In response to the report, Clinton's campaign continued to point to the fact that email records were later requested from Clinton and three other former secretaries of state in October 2014, as she has said.
Asked about the discrepancy in an interview with the Des Moines Register that day, Clinton said she was not aware of the new report.
"You're telling me something I don't know," she said. "All I know is what I have said. What I have said is it was allowed. The State Department has confirmed that. The same letter went to, as far as I know, my predecessors, and I'm the one who said, 'Hey, I'll be glad to help.'"
September 25, 2015
On September 25, the Associated Press first reported about the January 2009 email exchange between Clinton and Petraeus that revealed the use of her personal email address earlier than previously believed. Clinton's campaign said that she was not yet using the private server at that point and did not have copies of those emails.
Also on September 25, the State Department revealed that 925 more emails related to Benghazi would be turned over to the House committee that were not previously disclosed.
September 27, 2015
Clinton addressed the latest developments in an interview on NBC's "Meet the Press" Sunday.
"I have said also that if I had to do it all over again, I would have used a separate email account.
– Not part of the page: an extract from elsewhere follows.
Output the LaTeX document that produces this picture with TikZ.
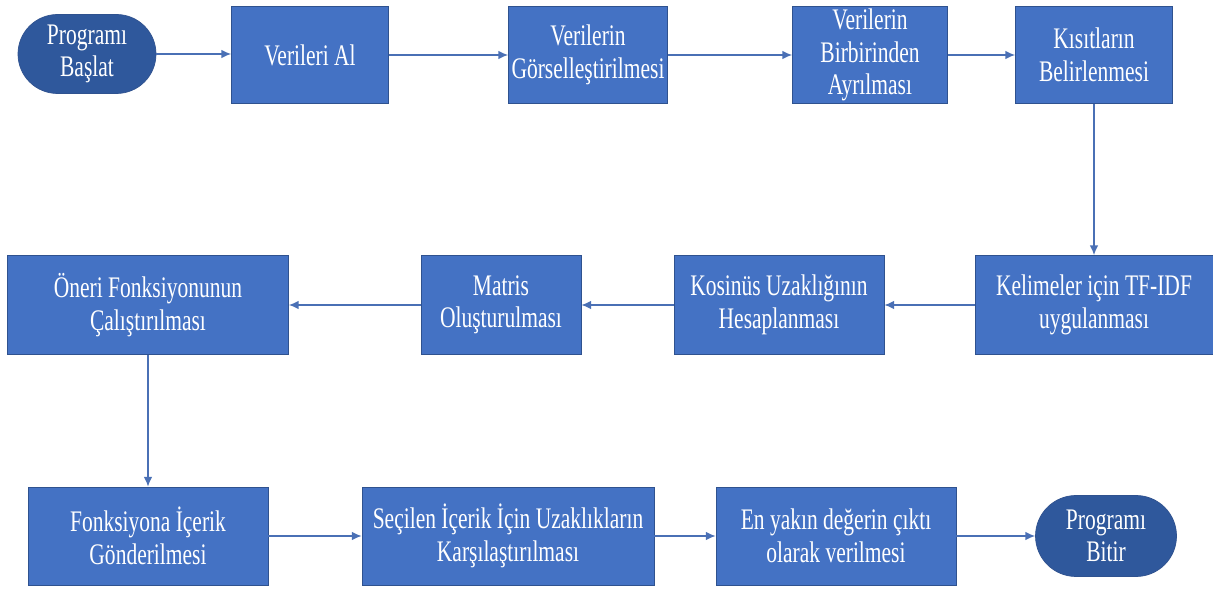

I did it for convenience and it turned out not to be that at all," she said, reiterating her explanation for why she used the personal account. She described it as something she did not give much thought to at the time.
"I wasn't that focused on my email account, to be clear here...[The server] was already there. It had been there for years. It was the system that my husband's personal office had used," she explained.
"Everything that we had access to certainly was out there," she said, and she noted that the Petraeus exchange was found on a government server.
"I can't control the technical aspects of it. I'm not by any means a technical person," she said when host Chuck Todd asked further questions.
Clinton expressed frustration with the way information has been released and said she cannot predict whether emails released in the future will raise additional questions.
"It is like a drip, drip, drip, and that's why I have said there's only so much that I can control...I want these questions to be answered. I can't predict you what the republicans will come up with, what kind of charges or claims they might make," she said.
She also repeated that using the personal account was a mistake.
"Of course I take responsibility. It was my choice. It was a mistake back when I did it, and I'm trying to do the best I can to answer all of the questions that people have."
Appearing on CNN's "GPS with Fareed Zakaria," her husband Bill Clinton defended her, blaming the controversy on Republicans and "people who wanted there to be a race for different reasons." He also minimized the significance of the issue and praised her handling of it.
"I actually am amazed that she's borne up under it as well as she has. But I have never seen so much expended on so little," he said.